### GOAL OF THE EXERCISE
Extract exactly the run of lines starting at the line that holds "Reproduce this chart with D3.js." and ending at the line that holds "const xt = d3.scalePoint().domain(categories).range([175, 520]);", both included.

### STORED ROWS
______________________________

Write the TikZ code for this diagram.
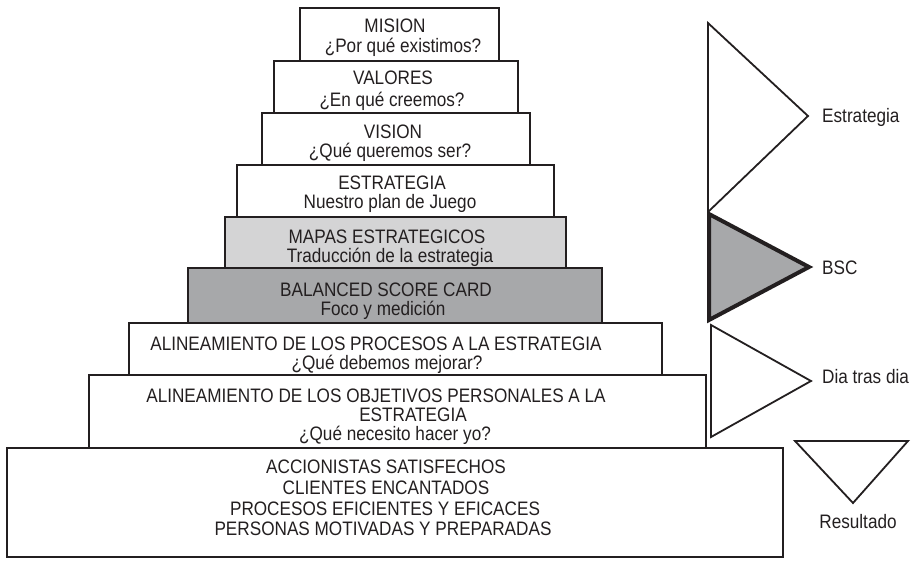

______________________________

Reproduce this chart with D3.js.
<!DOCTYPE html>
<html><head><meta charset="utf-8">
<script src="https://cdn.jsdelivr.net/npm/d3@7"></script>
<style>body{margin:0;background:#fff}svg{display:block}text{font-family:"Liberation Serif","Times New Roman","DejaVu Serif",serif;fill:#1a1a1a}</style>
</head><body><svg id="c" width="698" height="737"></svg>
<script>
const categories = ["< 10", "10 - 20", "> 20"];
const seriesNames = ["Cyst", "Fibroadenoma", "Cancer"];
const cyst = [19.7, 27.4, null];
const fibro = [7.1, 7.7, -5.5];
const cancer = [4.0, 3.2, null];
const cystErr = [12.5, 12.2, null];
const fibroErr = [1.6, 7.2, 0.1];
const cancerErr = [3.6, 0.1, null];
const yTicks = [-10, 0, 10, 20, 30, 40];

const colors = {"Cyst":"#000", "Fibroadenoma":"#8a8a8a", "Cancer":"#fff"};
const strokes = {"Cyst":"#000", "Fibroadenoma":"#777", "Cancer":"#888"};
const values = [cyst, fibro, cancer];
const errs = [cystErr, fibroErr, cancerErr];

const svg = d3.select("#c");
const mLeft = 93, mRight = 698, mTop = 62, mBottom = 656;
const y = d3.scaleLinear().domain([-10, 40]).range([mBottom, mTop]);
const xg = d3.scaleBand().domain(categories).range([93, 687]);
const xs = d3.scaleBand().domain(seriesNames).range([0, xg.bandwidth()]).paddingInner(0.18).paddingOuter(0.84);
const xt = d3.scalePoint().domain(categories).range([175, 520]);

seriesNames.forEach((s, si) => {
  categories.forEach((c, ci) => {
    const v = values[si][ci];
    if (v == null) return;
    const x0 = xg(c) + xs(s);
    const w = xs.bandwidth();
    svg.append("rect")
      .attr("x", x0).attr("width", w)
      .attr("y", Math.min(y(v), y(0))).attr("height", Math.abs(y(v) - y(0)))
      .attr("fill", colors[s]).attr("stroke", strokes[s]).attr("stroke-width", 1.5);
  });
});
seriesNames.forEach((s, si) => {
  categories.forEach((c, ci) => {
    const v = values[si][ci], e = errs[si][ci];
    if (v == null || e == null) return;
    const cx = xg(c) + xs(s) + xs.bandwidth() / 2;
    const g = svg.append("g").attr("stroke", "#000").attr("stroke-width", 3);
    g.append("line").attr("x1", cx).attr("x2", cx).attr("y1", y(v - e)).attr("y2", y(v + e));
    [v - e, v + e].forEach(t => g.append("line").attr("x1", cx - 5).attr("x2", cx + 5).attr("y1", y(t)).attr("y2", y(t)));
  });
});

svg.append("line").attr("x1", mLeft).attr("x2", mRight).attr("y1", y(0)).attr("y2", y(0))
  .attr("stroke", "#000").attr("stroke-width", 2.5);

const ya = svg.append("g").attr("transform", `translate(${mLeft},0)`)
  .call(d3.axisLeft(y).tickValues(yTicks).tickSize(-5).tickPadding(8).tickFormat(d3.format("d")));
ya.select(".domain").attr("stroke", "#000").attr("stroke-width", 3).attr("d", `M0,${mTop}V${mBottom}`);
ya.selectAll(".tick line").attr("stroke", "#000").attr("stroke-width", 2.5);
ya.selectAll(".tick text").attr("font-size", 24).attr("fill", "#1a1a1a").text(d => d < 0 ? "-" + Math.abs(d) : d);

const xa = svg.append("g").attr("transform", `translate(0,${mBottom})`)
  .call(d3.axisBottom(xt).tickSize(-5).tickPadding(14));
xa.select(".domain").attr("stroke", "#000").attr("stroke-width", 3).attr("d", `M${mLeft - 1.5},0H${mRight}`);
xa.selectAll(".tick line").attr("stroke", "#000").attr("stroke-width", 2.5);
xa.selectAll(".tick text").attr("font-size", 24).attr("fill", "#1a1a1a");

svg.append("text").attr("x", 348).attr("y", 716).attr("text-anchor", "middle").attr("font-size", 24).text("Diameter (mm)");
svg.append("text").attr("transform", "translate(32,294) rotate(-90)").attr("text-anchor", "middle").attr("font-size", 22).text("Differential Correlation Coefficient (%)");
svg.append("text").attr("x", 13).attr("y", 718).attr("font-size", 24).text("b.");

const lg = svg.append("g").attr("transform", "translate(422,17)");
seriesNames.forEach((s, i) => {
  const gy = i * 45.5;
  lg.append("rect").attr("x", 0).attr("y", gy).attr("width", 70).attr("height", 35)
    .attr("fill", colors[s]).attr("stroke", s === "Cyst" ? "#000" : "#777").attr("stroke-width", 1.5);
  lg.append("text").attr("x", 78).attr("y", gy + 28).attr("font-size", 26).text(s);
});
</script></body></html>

______________________________

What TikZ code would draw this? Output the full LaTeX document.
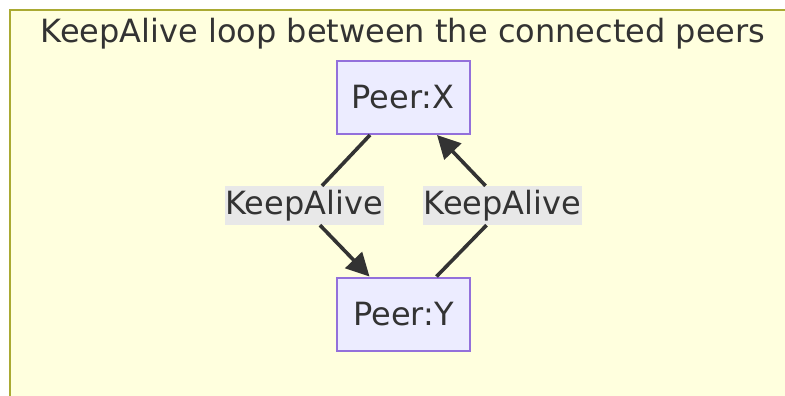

______________________________

### OUTPUT BELOW
Reproduce this chart with D3.js.
<!DOCTYPE html>
<html><head><meta charset="utf-8">
<script src="https://cdn.jsdelivr.net/npm/d3@7"></script>
<style>body{margin:0;background:#fff}svg{display:block}text{font-family:"Liberation Serif","Times New Roman","DejaVu Serif",serif;fill:#1a1a1a}</style>
</head><body><svg id="c" width="698" height="737"></svg>
<script>
const categories = ["< 10", "10 - 20", "> 20"];
const seriesNames = ["Cyst", "Fibroadenoma", "Cancer"];
const cyst = [19.7, 27.4, null];
const fibro = [7.1, 7.7, -5.5];
const cancer = [4.0, 3.2, null];
const cystErr = [12.5, 12.2, null];
const fibroErr = [1.6, 7.2, 0.1];
const cancerErr = [3.6, 0.1, null];
const yTicks = [-10, 0, 10, 20, 30, 40];

const colors = {"Cyst":"#000", "Fibroadenoma":"#8a8a8a", "Cancer":"#fff"};
const strokes = {"Cyst":"#000", "Fibroadenoma":"#777", "Cancer":"#888"};
const values = [cyst, fibro, cancer];
const errs = [cystErr, fibroErr, cancerErr];

const svg = d3.select("#c");
const mLeft = 93, mRight = 698, mTop = 62, mBottom = 656;
const y = d3.scaleLinear().domain([-10, 40]).range([mBottom, mTop]);
const xg = d3.scaleBand().domain(categories).range([93, 687]);
const xs = d3.scaleBand().domain(seriesNames).range([0, xg.bandwidth()]).paddingInner(0.18).paddingOuter(0.84);
const xt = d3.scalePoint().domain(categories).range([175, 520]);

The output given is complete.